Auf die Inhalte kommt es an
„Für Online-Shops kommt es immer darauf an, wie sie in den sozialen Medien vertreten sind. Wenn sie die Inhalte aus einem Blog oder Magazin über die sozialen Medien verteilen, kann das gut funktionieren. Wenn sie dagegen nur Produkte posten, bekommen sie keine Reichweite“, findet Olaf Kopp.
Auch die Art der Inhalte ist entscheidend. Hier wird zwischen Social Content und externem Content unterschieden. Im ersten Fall nutzt das Unternehmen die sozialen Medien nicht als Traffic-Kanal für die eigene Website. Ein Beispiel dafür wären eigene Videos, die direkt auf der Facebook-Seite des Shops veröffentlicht werden. Diese Kommunikation dient vor allem dem Markenaufbau des Online-Shops.
Es kann sich auch lohnen, den Traffic nicht direkt auf die Produktseite zu leiten, sondern auf eine extra Landing-Page, die sukzessive über die Qualität des Contents und das Surfverhalten der Nutzer an Relevanz gewinnt, wodurch sie sich irgendwann in den Google-Rankings gut platzieren kann und Besucher von dort in den Shop schickt. „Das erfordert jedoch eine gute Content-Marketing-Strategie.
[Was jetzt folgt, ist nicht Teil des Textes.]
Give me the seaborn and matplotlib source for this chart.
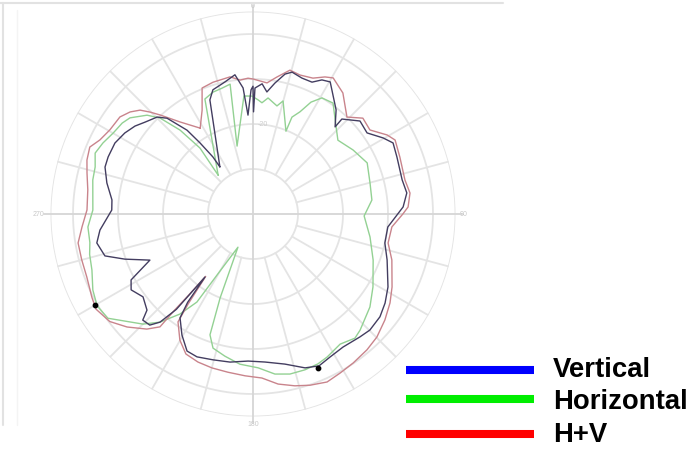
import numpy as np
import pandas as pd
import matplotlib
matplotlib.use("Agg")
import matplotlib.pyplot as plt
from matplotlib.lines import Line2D
import seaborn as sns

sns.set_theme(style="white")
plt.rcParams["font.family"] = ["Liberation Sans", "DejaVu Sans"]

# ---- data: angle (deg, clockwise from top) and level (radial units, outer ring = 45)
vert_deg = [-35.1, -20.7, -17.9, -12.0, -7.4, -4.5, -2.9, -0.9, 0.0, 0.3, 0.9, 4.0, 6.5, 9.5,
            12.9, 15.4, 19.8, 24.1, 27.2, 30.3, 38.6, 43.3, 43.1, 49.0, 54.6, 59.7, 63.1, 68.4,
            77.1, 82.2, 87.3, 95.5, 102.4, 108.9, 118.4, 124.0, 129.0, 134.8, 139.0, 145.9,
            151.7, 156.5, 161.3, 168.0, 175.4, 181.9, 188.8, 195.3, 201.4, 205.7, 210.4, 215.1,
            216.5, 217.3, 218.2, 218.8, 220.7, 222.9, 226.1, 227.8, 233.0, 238.1, 241.6, 245.9,
            250.6, 254.2, 259.5, 264.0, 271.6, 275.7, 282.0, 287.6, 291.5, 297.2, 302.3, 306.7,
            310.4, 315.3, 318.1, 321.8, 323.3, 324.9, 324.9]
vert_r = [12.8, 27.1, 29.0, 30.0, 31.2, 28.1, 22.0, 27.6, 28.4, 22.7, 28.0, 29.0, 27.3, 29.5,
          31.9, 32.7, 32.1, 32.1, 33.5, 34.0, 29.6, 26.6, 28.9, 31.5, 31.1, 33.5, 34.9, 34.4,
          34.0, 34.5, 33.4, 30.1, 30.0, 31.5, 34.1, 35.4, 36.3, 36.6, 36.2, 35.7,
          36.1, 36.8, 36.1, 34.1, 33.0, 32.7, 33.3, 33.6, 34.1, 33.8, 31.2, 28.2,
          24.4, 17.6, 22.5, 27.2, 31.7, 33.7, 34.0, 31.8, 30.6, 31.9, 30.8, 25.1,
          30.2, 34.2, 35.3, 34.2, 31.4, 31.5, 33.2, 34.5, 34.6, 34.5, 33.7, 32.7,
          31.5, 30.3, 28.6, 23.7, 19.7, 15.5, 12.8]

horiz_deg = [-41.9, -22.7, -18.2, -13.8, -10.0, -13.2, -4.4, -0.5, 2.5, 4.6, 7.4, 12.5, 14.9,
             21.7, 21.9, 24.7, 27.4, 30.7, 35.8, 43.0, 49.0, 57.4, 65.9, 75.2, 83.3, 91.0,
             101.1, 111.0, 121.3, 128.5, 137.3, 140.6, 146.2, 152.6, 156.6, 161.6, 167.0,
             172.2, 178.1, 185.0, 191.2, 196.6, 199.6, 201.4, 204.4, 210.5, 212.5, 216.1,
             220.7, 225.0, 230.1, 234.3, 239.5, 244.6, 250.8, 256.1, 260.1, 265.5, 271.4,
             282.0, 286.6, 291.1, 295.3, 300.1, 304.8, 308.0, 313.0, 315.9, 319.0, 321.2, 318.1]
horiz_r = [11.6, 27.7, 28.5, 28.8, 29.3, 15.5, 26.3, 26.2, 25.4, 24.8, 26.0, 24.6, 26.0,
           19.8, 23.2, 25.0, 28.0, 30.0, 30.4, 27.0, 25.0, 26.4, 27.8, 26.9, 26.6, 24.7,
           26.5, 28.6, 31.2, 33.2, 35.1, 35.7, 34.8, 35.8, 36.3, 36.5, 36.5,
           35.9, 34.2, 33.5, 32.2, 31.1, 28.5, 20.0, 8.1, 15.7, 23.2, 27.5,
           31.7, 34.6, 37.1, 39.7, 40.2, 39.4, 37.9, 37.4, 36.8, 36.8, 35.6,
           36.4, 36.6, 37.6, 36.9, 35.9, 35.4, 34.7, 32.2, 29.7, 24.7, 18.8, 11.6]

hv_deg = [-31.6, -26.1, -22.0, -16.9, -9.5, -5.5, -2.1, 0.0, 6.1, 9.9, 14.4, 18.7, 23.8, 27.7,
          30.5, 36.6, 44.1, 48.9, 54.3, 59.5, 62.5, 68.8, 77.4, 82.4, 87.4, 90.0, 95.3, 102.1,
          108.3, 117.7, 123.0, 128.8, 134.8, 140.0, 146.1, 151.3, 156.2, 161.6, 166.3, 171.6,
          176.9, 182.8, 189.0, 194.9, 200.4, 205.6, 210.1, 214.8, 215.8, 217.2, 218.4, 219.2,
          219.5, 222.7, 228.1, 233.1, 238.8, 242.7, 249.2, 255.1, 260.6, 265.7, 271.4, 278.3,
          283.9, 288.0, 292.3, 295.8, 300.4, 306.1, 309.7, 312.6, 314.7, 316.8, 321.6, 328.4]
hv_r = [22.4, 25.7, 30.2, 30.6, 30.9, 29.9, 30.2, 30.0, 29.3, 30.9, 33.0, 32.6, 33.0, 34.4,
        35.1, 33.5, 30.0, 32.4, 32.0, 34.6, 35.6, 35.0, 34.6, 35.2, 34.5, 33.3, 31.0, 30.7,
        32.5, 34.9, 36.3, 37.6, 38.8, 39.4, 39.9, 40.3, 40.8, 40.1, 39.3, 38.2,
        36.5, 36.0, 35.6, 35.4, 35.1, 34.5, 32.4, 29.2, 24.6, 17.4, 23.0, 27.5,
        32.5, 34.8, 37.6, 39.8, 40.8, 40.3, 39.5, 39.4, 39.4, 38.1, 36.9, 37.1,
        38.0, 38.8, 39.2, 37.8, 36.9, 36.6, 35.5, 34.1, 32.2, 30.2, 26.1, 22.4]

marker_deg = [240.1, 157.1]
marker_r = [40.5, 37.2]

ring_levels = [10, 20, 30, 40, 45]
spoke_step = 15
axis_labels = ["0", "90", "180", "270"]

legend_names = ["Vertical", "Horizontal", "H+V"]
legend_colors = ["#0000ff", "#00ee00", "#ff0000"]
trace_colors = {"Vertical": "#433d60", "Horizontal": "#93d193", "H+V": "#c9848c"}

# ---- figure
W, H = 692, 450
fig = plt.figure(figsize=(W / 100, H / 100), dpi=100)
cx, cy, R = 253, 214, 202.5
ax = fig.add_axes([(cx - R) / W, (H - cy - R) / H, 2 * R / W, 2 * R / H], projection="polar")
ax.set_theta_zero_location("N")
ax.set_theta_direction(-1)
ax.set_rlim(0, 45)
ax.grid(False)
ax.set_xticks([])
ax.set_yticks([])
ax.spines["polar"].set_visible(False)
ax.patch.set_alpha(0)

gcol = "#e4e4e4"
full = np.linspace(0, 2 * np.pi, 721)
for lv in ring_levels:
    ax.plot(full, np.full_like(full, lv), color=gcol, lw=1.3, zorder=1)
for a in range(0, 360, spoke_step):
    if a % 90 == 0:
        continue
    ax.plot([np.deg2rad(a)] * 2, [10, 45], color=gcol, lw=1.3, zorder=1)
for a in (0, 90, 180, 270):
    ax.plot([np.deg2rad(a)] * 2, [0, 46.5], color="#d6d6d6", lw=1.3, zorder=1, clip_on=False)

# faint axis labels
lab_pos = {"0": (0, 46.0), "90": (90, 46.7), "180": (180, 46.8), "270": (270, 47.6)}
for lab in axis_labels:
    a, rr = lab_pos[lab]
    ax.text(np.deg2rad(a), rr, lab, fontsize=5, color="#c8c8c8", ha="center", va="center",
            clip_on=False)
ax.text(np.deg2rad(6), 20, "-20", fontsize=5, color="#cccccc", ha="center", va="center")

series = [("Vertical", vert_deg, vert_r), ("Horizontal", horiz_deg, horiz_r), ("H+V", hv_deg, hv_r)]
for name, d, r in [series[1], series[2], series[0]]:
    df = pd.DataFrame({"theta": np.deg2rad(d), "r": r})
    sns.lineplot(data=df, x="theta", y="r", sort=False, estimator=None, ax=ax,
                 color=trace_colors[name], linewidth=1.0, zorder=3)
ax.scatter(np.deg2rad(marker_deg), marker_r, s=10, color="black", zorder=5)
ax.set_xlabel("")
ax.set_ylabel("")
ax.set_rlim(0, 45)

# frame of the embedded picture
fig.add_artist(Line2D([0, 503 / W], [1 - 3 / H, 1 - 3 / H], color="#e2e2e2", lw=1.5))
fig.add_artist(Line2D([3 / W, 3 / W], [1 - 3 / H, 1 - 425 / H], color="#e2e2e2", lw=1.5))
fig.add_artist(Line2D([17 / W, 17 / W], [1 - 10 / H, 1 - 425 / H], color="#f4f4f4", lw=1.0))

# legend
line_y = [370, 399, 434]
text_y = [377, 409, 442]
for name, col, ly, ty in zip(legend_names, legend_colors, line_y, text_y):
    fig.add_artist(Line2D([406 / W, 534 / W], [1 - ly / H, 1 - ly / H], color=col, lw=5.8,
                          solid_capstyle="butt"))
    fig.text(553 / W, 1 - ty / H, name, fontsize=19.8, fontweight="bold", color="black",
             ha="left", va="baseline")

fig.savefig("out.png", dpi=100)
Content-Marketing ist dann nicht mehr nur ein Buzzword, sondern Realität. Das bringt jedoch auch Produktionskosten in Form von Inhalten und Redaktionskosten mit sich“, stellt Daniel Schetter fest.
Der Erfolg von Owned Content hängt in diesem Fall von der Qualität der Inhalte und der Follower-Zahl ab. Olaf Kopp räumt ein, dass eine solche Strategie auf Facebook zusehends schwieriger wird: „Facebook schraubt seit Jahren die Reichweite der organischen Sichtbarkeit auf Fan-Pages runter, damit sie ihre Anzeigen verkauft kriegen. Das ist zumindest unsere Interpretation der Studienergebnisse.“
Individuelle Strategie
Wie wichtig die einzelnen Kanäle für Online-Shops sind, hängt stark von der jeweiligen Marktsituation ab. So sind Shops in einem starken Wettbewerbsumfeld darauf angewiesen, sich Traffic zu kaufen und durch eine gute User Experience zu konvertieren. Auf der anderen Seite kann es Shops mit einer sehr spitzen Zielgruppe und wenig Konkurrenz leichter gelingen, organisch Traffic auf die eigene Seite zu leiten. Im Zuge einer größer angelegten Content-Marketing-Strategie muss es dabei jedoch nicht bleiben. Besonders größere Shops mit mehr Ressourcen können sich durch content-lastige Satellitenseiten einen zusätzlichen Besucherstrom aufbauen. Social Media ist, egal ob Paid oder Owned Media, ein essenzieller Teil davon.